As I’ve already mentioned, all Free From beers are suitable for vegans.
Calories, carbs and sugar
The brewery provides no info on the amount of calories, carbohydrates and sugars in this beer.
So while it may be a good option if you’re avoiding alcohol, animal products and wheat, it might be one to miss if you’re counting the calories or reducing your sugar intake.
Flavours, appearance and mouthfeel
Session IPA pours a dark shade of amber with good carbonation. It produces a modest ring or foam, with an island of foam breaking away as it settles. And lots of fluffy lacing.
The aroma is led with the malts with roasted barley, caramel and wheat flavours initially.

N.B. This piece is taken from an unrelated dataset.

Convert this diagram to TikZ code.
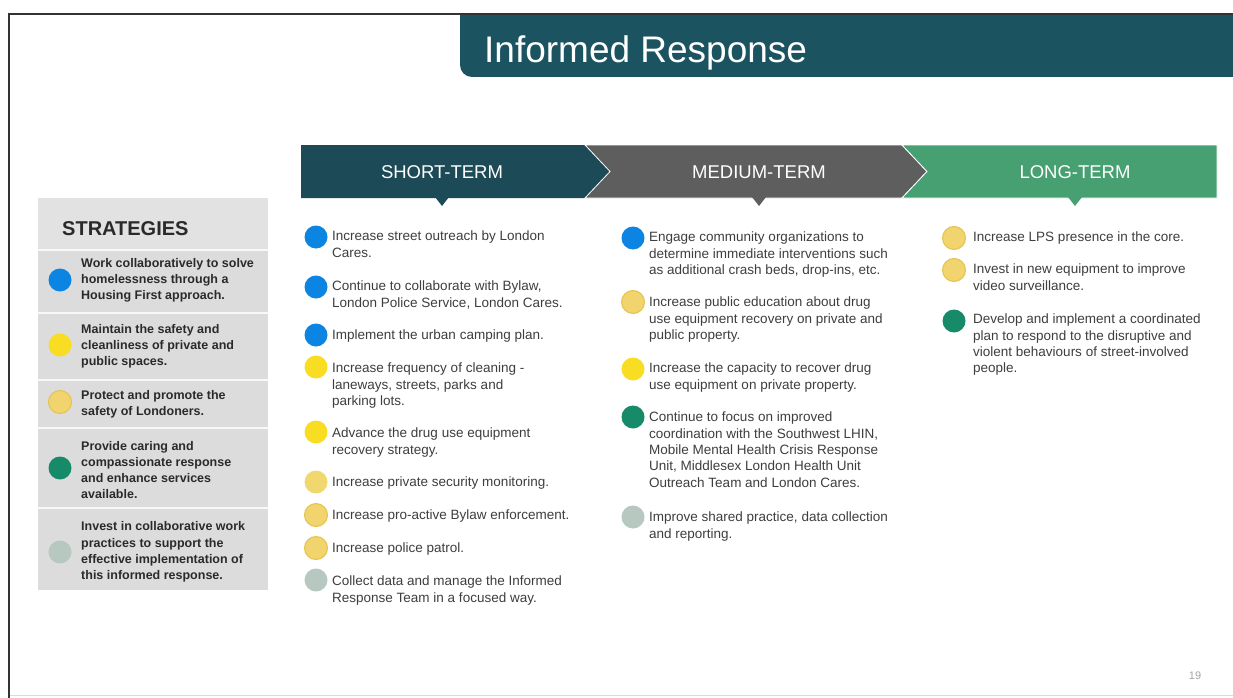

Sweet and fruity aromas then become more prominent, with pineapple, sherbet, passionfruit. A woody aroma from the hops also hangs in the background.
There’s a touch of sulphur, which takes the shine off the other aromas.
The body is light to medium and slightly creamy, with light but prickly carbonation.
Fruitier flavours overtake the maltier flavours on tasting. Roasted orange, lemon and passionfruit stand out over a foundation of lightly roasted malt.
The bitterness is low, which means the sweetness is allowed to dominate. It’s not overly sweet, but it could be more balanced.
Not a perfect beer. But a good one nonetheless, and always a better option than other soft drinks if you’re not drinking, especially if you need to avoid gluten.
Just beware of that blind sort when it comes to calories, carbs and sugar if you’re drinking a few of these in a session.